Extracted records:
• • • •

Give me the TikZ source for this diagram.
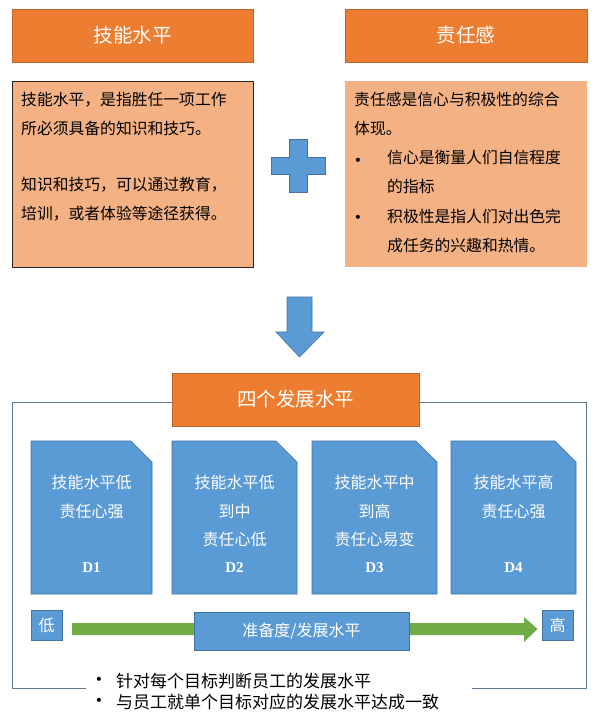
\documentclass[tikz,border=0pt]{standalone}
\usepackage{fontspec}
\setmainfont{Noto Sans CJK SC}
\setsansfont{Noto Sans CJK SC}
\newfontfamily\bulfont{DejaVu Sans}
\newfontfamily\dfont{Liberation Serif}
\usetikzlibrary{calc}
\definecolor{orangeA}{HTML}{ED7D31}
\definecolor{orangeL}{HTML}{F4B183}
\definecolor{blueA}{HTML}{5B9BD5}
\definecolor{blueD}{HTML}{41719C}
\definecolor{greenA}{HTML}{70AD47}
\definecolor{frameC}{HTML}{5A7A98}
\tikzset{
  hdr/.style={fill=orangeA, draw=orangeA!80!black, line width=0.6pt, text=white, font=\fontsize{19.5}{22}\selectfont},
  bodytxt/.style={anchor=north west, align=left, inner sep=0pt, font=\fontsize{15.8}{29.3}\selectfont},
  cardtxt/.style={text=white, align=center, font=\fontsize{16}{28.5}\selectfont},
  bluebox/.style={fill=blueA, draw=blueD, line width=0.6pt, text=white},
  bul/.style={font=\bulfont\fontsize{14}{14}\selectfont, inner sep=0pt},
}
\begin{document}
\begin{tikzpicture}[x=1pt,y=-1pt]
\useasboundingbox (0,0) rectangle (599,717);
\fill[white] (0,0) rectangle (599,717);
% headers
\node[hdr, minimum width=241pt, minimum height=53pt] (h1) at (132.5,35.5) {技能水平};
\node[hdr, minimum width=242pt, minimum height=53pt] (h2) at (466,35.5) {责任感};
% text boxes
\draw[fill=orangeL, draw=black!85, line width=0.7pt] (12,81) rectangle (253,267);
\node[bodytxt] (t1) at (21,92) {技能水平，是指胜任一项工作\\所必须具备的知识和技巧。\\[26pt]知识和技巧，可以通过教育，\\培训，或者体验等途径获得。};
\fill[orangeL] (345,81) rectangle (587,267);
\node[bodytxt] (t2) at (354,92) {责任感是信心与积极性的综合\\体现。};
\node[bodytxt] (t3) at (387,150) {信心是衡量人们自信程度\\的指标\\积极性是指人们对出色完\\成任务的兴趣和热情。};
\node[bul] (b1) at (358,162) {•};
\node[bul] (b2) at (358,219) {•};
% plus
\draw[fill=blueA, draw=blueD, line width=0.6pt] (289,139) -- (307,139) -- (307,157) -- (325,157) -- (325,174) -- (307,174) -- (307,192) -- (289,192) -- (289,174) -- (271,174) -- (271,157) -- (289,157) -- cycle;
% down arrow
\draw[fill=blueA, draw=blueD, line width=0.6pt] (287,297) -- (312,297) -- (312,332) -- (324,332) -- (299.5,357) -- (276,332) -- (287,332) -- cycle;
% frame
\coordinate (f1) at (172,402);
\coordinate (f2) at (419,402);
\coordinate (f3) at (86,688);
\coordinate (f4) at (472,688);
\draw[frameC, line width=0.8pt] (f1) -- (12,402) -- (12,688) -- (f3);
\draw[frameC, line width=0.8pt] (f2) -- (586,402) -- (586,688) -- (f4);
\node[hdr, minimum width=247pt, minimum height=53pt] (h3) at (295.5,399.5) {四个发展水平};
% cards
\foreach \xa/\xb/\nm in {31/152/c1,172/297/c2,312/437/c3,451/576/c4}{
  \draw[bluebox] (\xa,441) -- ({\xb-21},441) -- (\xb,462) -- (\xb,594) -- (\xa,594) -- cycle;
}
\node[cardtxt] (d1) at (91.5,497) {技能水平低\\责任心强};
\node[cardtxt] (d2) at (234.5,511) {技能水平低\\到中\\责任心低};
\node[cardtxt] (d3) at (374.5,511) {技能水平中\\到高\\责任心易变};
\node[cardtxt] (d4) at (513.5,497) {技能水平高\\责任心强};
\foreach \x/\l in {91.5/D1,234.5/D2,374.5/D3,513.5/D4}{
  \node[text=white, font=\dfont\fontsize{15}{15}\selectfont\bfseries] at (\x,568) {\l};
}
% scale
\node[bluebox, minimum width=31pt, minimum height=30pt, inner sep=0pt, font=\fontsize{16}{16}\selectfont] (lo) at (46.5,625) {低};
\node[bluebox, minimum width=31pt, minimum height=30pt, inner sep=0pt, font=\fontsize{16}{16}\selectfont] (hi) at (557.5,625) {高};
\fill[greenA] (72,623) -- (524,623) -- (524,617) -- (537.5,629) -- (524,642) -- (524,635) -- (72,635) -- cycle;
\node[bluebox, minimum width=215pt, minimum height=38pt, inner sep=0pt, font=\fontsize{16}{16}\selectfont] (mid) at (301.5,631) {准备度/发展水平};
% bottom bullets
\node[bul] (bb1) at (99,681) {•};
\node[bul] (bb2) at (99,702) {•};
\node[anchor=west, inner sep=0pt, font=\fontsize{17}{21}\selectfont, align=left] (bl) at (116,691.5) {针对每个目标判断员工的发展水平\\与员工就单个目标对应的发展水平达成一致};
\end{tikzpicture}
\end{document}
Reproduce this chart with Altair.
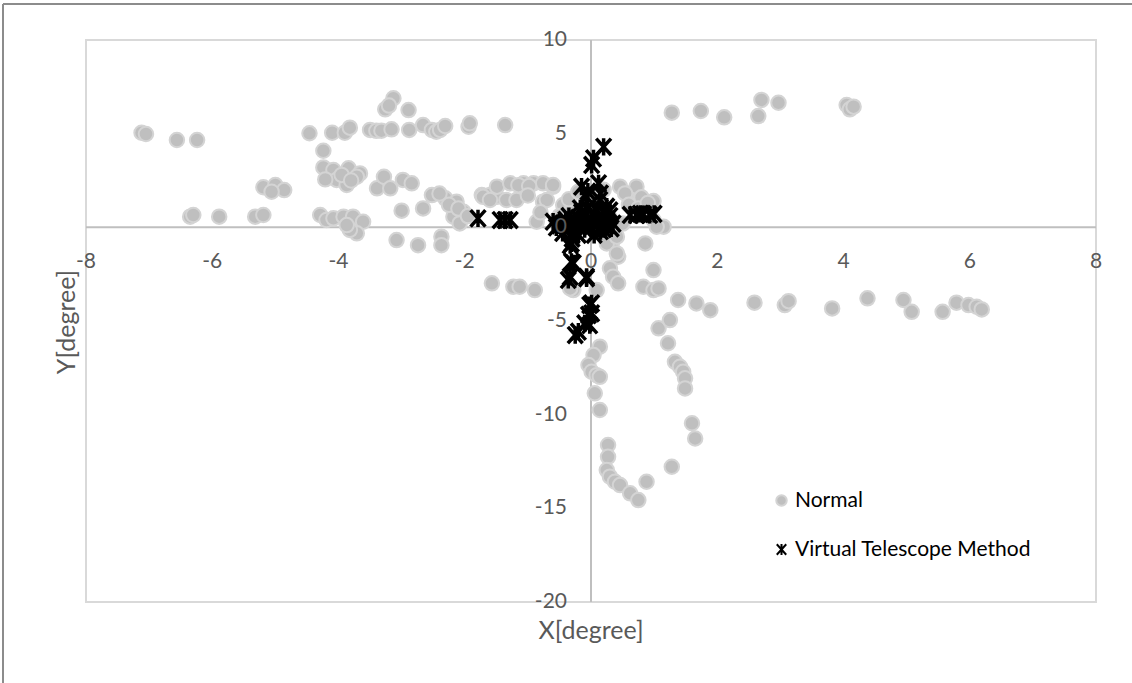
import altair as alt
import pandas as pd

# ---------------- data ----------------
normal_x = [-7.12, -7.05, -6.56, -6.24, -4.46, -4.10, -3.90, -3.82, -3.50, -3.40, -3.32, -3.16,
            -3.13, -3.26, -3.20, -2.89, -2.88, -2.66, -2.52, -2.45, -2.39, -2.31, -1.94, -1.92, -1.36,
            1.28, 1.74, 2.11, 2.65, 2.70, 2.97, 4.05, 4.10, 4.16,
            -4.24, -4.24, -4.08, -3.84, -3.66, -4.03, -4.21, -3.87, -3.71, -3.95, -3.80,
            -5.19, -5.00, -4.86, -5.06,
            -3.39, -3.28, -3.18, -2.98, -2.84,
            -2.52, -2.31, -2.13, -2.02, -2.18, -2.08, -2.66, -3.00, -2.40, -2.25, -2.10, -1.95,
            -1.73, -1.60, -1.49, -1.71, -1.49, -1.28, -1.07, -0.91, -0.76, -0.60, -1.15, -0.98,
            -1.60, -1.34, -1.18, -0.44, -0.76, -0.86, -0.70, -0.60, -1.00, -0.50, -0.30,
            -6.35, -6.30, -5.89, -5.32, -5.19, -4.29, -4.19, -4.08, -3.92, -3.77, -3.61, -3.71,
            -3.82, -3.87, -3.08, -2.74, -2.37, -2.37,
            -1.57, -1.23, -1.13, -0.89, -0.28, 0.09, -0.33,
            0.57, 0.46, 0.72, 0.54, 0.80, 0.99, 0.99, 1.15, 1.04, 0.30, 0.50,
            0.33, 0.86, 0.25, 0.41, 0.43, 0.30, 0.35, 0.43, 0.99, 0.83, 0.99, 1.07, 0.41,
            1.38, 1.67, 1.89, 2.59, 3.07, 3.13, 3.82, 4.38, 4.95, 5.08, 5.57, 5.79, 5.98, 6.11, 6.19,
            1.07, 1.25, 1.22, 1.33, 1.41, 1.46, 1.49, 1.49, 1.60, 1.65,
            0.14, 0.04, -0.04, 0.01, 0.09, 0.14, 0.06, 0.14, 0.27, 0.27, 0.25, 0.30, 0.38, 0.46,
            0.62, 0.75, 0.88, 1.28,
            -0.80, -0.55, -0.35, -0.20, 0.10, 0.20, 0.60, 0.75, 0.90]
normal_y = [5.05, 4.98, 4.66, 4.66, 5.02, 5.05, 5.05, 5.32, 5.20, 5.15, 5.16, 5.23,
            6.89, 6.30, 6.50, 6.26, 5.20, 5.46, 5.20, 5.10, 5.20, 5.41, 5.37, 5.55, 5.46,
            6.12, 6.21, 5.87, 5.94, 6.80, 6.65, 6.53, 6.30, 6.44,
            4.09, 3.20, 3.06, 3.15, 2.88, 2.53, 2.56, 2.26, 2.70, 2.80, 2.50,
            2.14, 2.26, 1.99, 1.90,
            2.08, 2.70, 2.08, 2.53, 2.35,
            1.72, 1.55, 1.37, 0.83, 0.57, 0.21, 1.01, 0.89, 1.80, 1.20, 1.00, 0.60,
            1.72, 1.72, 1.63, 1.63, 2.17, 2.35, 2.35, 2.35, 2.35, 2.17, 2.25, 2.20,
            1.46, 1.46, 1.46, 1.19, 1.37, 0.30, 1.46, 2.26, 1.70, 0.60, 1.00,
            0.57, 0.66, 0.57, 0.57, 0.66, 0.66, 0.39, 0.48, 0.57, 0.57, 0.30, -0.32,
            -0.14, 0.12, -0.68, -0.95, -0.50, -0.95,
            -2.99, -3.17, -3.17, -3.35, -3.35, -3.35, -3.26,
            1.81, 2.17, 2.17, 1.81, 1.60, 1.40, 0.39, 0.03, 0.03, 0.50, 0.20,
            -0.86, -0.86, -0.86, -0.50, -1.57, -2.19, -2.64, -2.99, -2.28, -3.17, -3.35, -3.26, -1.39,
            -3.88, -4.06, -4.42, -4.02, -4.15, -3.94, -4.33, -3.79, -3.88, -4.51, -4.51, -4.02, -4.15, -4.24, -4.38,
            -5.39, -4.95, -6.19, -7.18, -7.44, -7.71, -8.06, -8.60, -10.46, -11.27,
            -6.37, -6.82, -7.35, -7.71, -7.89, -7.98, -8.86, -9.75, -11.62, -12.25, -12.96, -13.31, -13.58, -13.76,
            -14.20, -14.56, -13.58, -12.78,
            0.80, 0.40, 1.50, 1.90, 1.60, 2.00, 1.20, 1.00, 1.30]

vtm_x = [-1.79, -1.44, -1.36, -1.28,
         -0.60, -0.50, -0.45, -0.40, -0.35, -0.30, -0.25, -0.20, -0.15, -0.10, -0.05, 0.00, 0.05, 0.10,
         0.15, 0.20, 0.25, 0.30, 0.35, 0.10, -0.05, 0.20, -0.20, -0.30, 0.05, -0.15, 0.25, -0.17,
         0.14, -0.07, -0.15, 0.12, -0.05, 0.15,
         -0.55, -0.40, -0.30, -0.10, 0.00, 0.30, 0.20, -0.25, -0.45, 0.32,
         0.01, 0.04, 0.20,
         0.62, 0.72, 0.83, 0.93, 1.00, 0.78,
         -0.31, -0.33, -0.31, -0.28, -0.36, -0.33, -0.07, -0.07, -0.02, 0.01, 0.01, -0.04, -0.10,
         -0.02, -0.20, -0.25]
vtm_y = [0.48, 0.39, 0.39, 0.39,
         0.30, 0.10, -0.30, 0.20, 0.60, 0.10, -0.20, 0.50, 0.20, -0.10, 0.40, 0.00, 0.70, 0.20,
         -0.20, 0.40, 0.10, 0.60, 0.20, 0.90, 1.00, 0.80, -0.40, -0.60, -0.40, 0.80, 1.10, 1.01,
         1.46, 1.63, 2.17, 2.35, 1.90, 1.80,
         0.00, 0.40, -0.40, 0.60, 0.30, 0.90, -0.10, 0.30, 0.20, -0.05,
         3.33, 3.68, 4.30,
         0.66, 0.66, 0.70, 0.66, 0.72, 0.72,
         -0.86, -0.95, -1.84, -1.92, -2.81, -2.64, -2.64, -2.72, -4.15, -4.06, -4.59, -4.68, -5.13,
         -5.22, -5.57, -5.75]

series_names = ["Normal", "Virtual Telescope Method"]
x_ticks = [-8, -6, -4, -2, 0, 2, 4, 6, 8]
y_ticks = [10, 5, 0, -5, -10, -15, -20]
x_title = "X[degree]"
y_title = "Y[degree]"

# ---------------- tables ----------------
df = pd.concat([
    pd.DataFrame({"x": normal_x, "y": normal_y, "series": series_names[0]}),
    pd.DataFrame({"x": vtm_x, "y": vtm_y, "series": series_names[1]}),
], ignore_index=True)

xlab = pd.DataFrame({"x": x_ticks, "y": [0] * len(x_ticks), "label": [str(v) for v in x_ticks]})
ylab = pd.DataFrame({"x": [0] * len(y_ticks), "y": y_ticks, "label": [str(v) for v in y_ticks]})

FONT = "Lato"
GRAY_TXT = "#595959"
STAR = "M-0.9,-1L0.9,1M-0.9,1L0.9,-1M0,-1.05L0,1.05"

xs = alt.Scale(domain=[-8, 8], nice=False, zero=False)
ys = alt.Scale(domain=[-20, 10], nice=False, zero=False)

enc = dict(
    x=alt.X("x:Q", scale=xs, axis=alt.Axis(
        values=x_ticks, grid=True, labels=False, ticks=False, domain=False,
        gridColor="#D9D9D9", gridWidth=1.5, title=None)),
    y=alt.Y("y:Q", scale=ys, axis=alt.Axis(
        values=y_ticks, grid=True, labels=False, ticks=False, domain=False,
        gridColor="#D9D9D9", gridWidth=1.5, title=None)),
    shape=alt.Shape("series:N", title=None,
                    scale=alt.Scale(domain=series_names, range=["circle", STAR])),
    fill=alt.Fill("series:N", title=None,
                  scale=alt.Scale(domain=series_names, range=["#BFBFBF", "transparent"])),
    stroke=alt.Stroke("series:N", title=None,
                      scale=alt.Scale(domain=series_names, range=["#D4D4D4", "#000000"])),
)

circles = alt.Chart(df).transform_filter(
    alt.datum.series == series_names[0]
).mark_point(filled=True, size=210, opacity=1, strokeWidth=2).encode(**enc)

stars = alt.Chart(df).transform_filter(
    alt.datum.series == series_names[1]
).mark_point(filled=True, size=270, opacity=1, strokeWidth=3.5).encode(**enc)

zero_v = alt.Chart(pd.DataFrame({"x": [0]})).mark_rule(color="#BFBFBF", strokeWidth=2).encode(
    x=alt.X("x:Q", scale=xs, axis=None))
zero_h = alt.Chart(pd.DataFrame({"y": [0]})).mark_rule(color="#BFBFBF", strokeWidth=2).encode(
    y=alt.Y("y:Q", scale=ys, axis=None))

x_text = alt.Chart(xlab).mark_text(
    font=FONT, fontSize=21, color=GRAY_TXT, align="center", baseline="middle", dy=35
).encode(x=alt.X("x:Q", scale=xs, axis=None), y=alt.Y("y:Q", scale=ys, axis=None), text="label:N")

y_text = alt.Chart(ylab).mark_text(
    font=FONT, fontSize=21, color=GRAY_TXT, align="right", baseline="middle", dx=-24
).encode(x=alt.X("x:Q", scale=xs, axis=None), y=alt.Y("y:Q", scale=ys, axis=None), text="label:N")

title_df = pd.DataFrame({"xt": [x_title], "yt": [y_title]})
x_title_mark = alt.Chart(title_df).mark_text(
    font=FONT, fontSize=25, color=GRAY_TXT, align="center", baseline="middle"
).encode(x=alt.value(505), y=alt.value(591), text="xt:N")
y_title_mark = alt.Chart(title_df).mark_text(
    font=FONT, fontSize=25, color=GRAY_TXT, align="center", baseline="middle", angle=270
).encode(x=alt.value(-19), y=alt.value(282), text="yt:N")

frame_df = pd.DataFrame({"k": [0]})
frame_left = alt.Chart(frame_df).mark_rule(color="#8C8C8C", strokeWidth=2).encode(
    x=alt.value(-83), y=alt.value(-36), y2=alt.value(660))
frame_top = alt.Chart(frame_df).mark_rule(color="#8C8C8C", strokeWidth=2).encode(
    x=alt.value(-83), x2=alt.value(1060), y=alt.value(-36))

chart = alt.layer(
    zero_v, zero_h, circles, stars, x_text, y_text, x_title_mark, y_title_mark,
    frame_left, frame_top
).properties(
    width=1010, height=562,
    autosize=alt.AutoSizeParams(type="none"),
    padding={"left": 86, "top": 40, "right": 36, "bottom": 81},
    background="white",
).configure_view(
    stroke="#D9D9D9", strokeWidth=2
).configure_legend(
    orient="none", legendX=671, legendY=436,
    fillColor="white", strokeColor="white", padding=14,
    labelFont=FONT, labelFontSize=21, labelColor="#000000", labelLimit=500,
    symbolSize=110, symbolStrokeWidth=2, labelOffset=3, rowPadding=27,
)

chart.save("out.html", embed_options={"renderer": "svg", "actions": False})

• • • •

*TASK REQUIREMENTS:*
Only the lines from the one with "Reproduce this chart with Altair." through the one with "import pandas as pd" belong in your copy; retype them exactly and drop any pictures.

*SOLUTION TO THIS TASK:*
Reproduce this chart with Altair.
import altair as alt
import pandas as pd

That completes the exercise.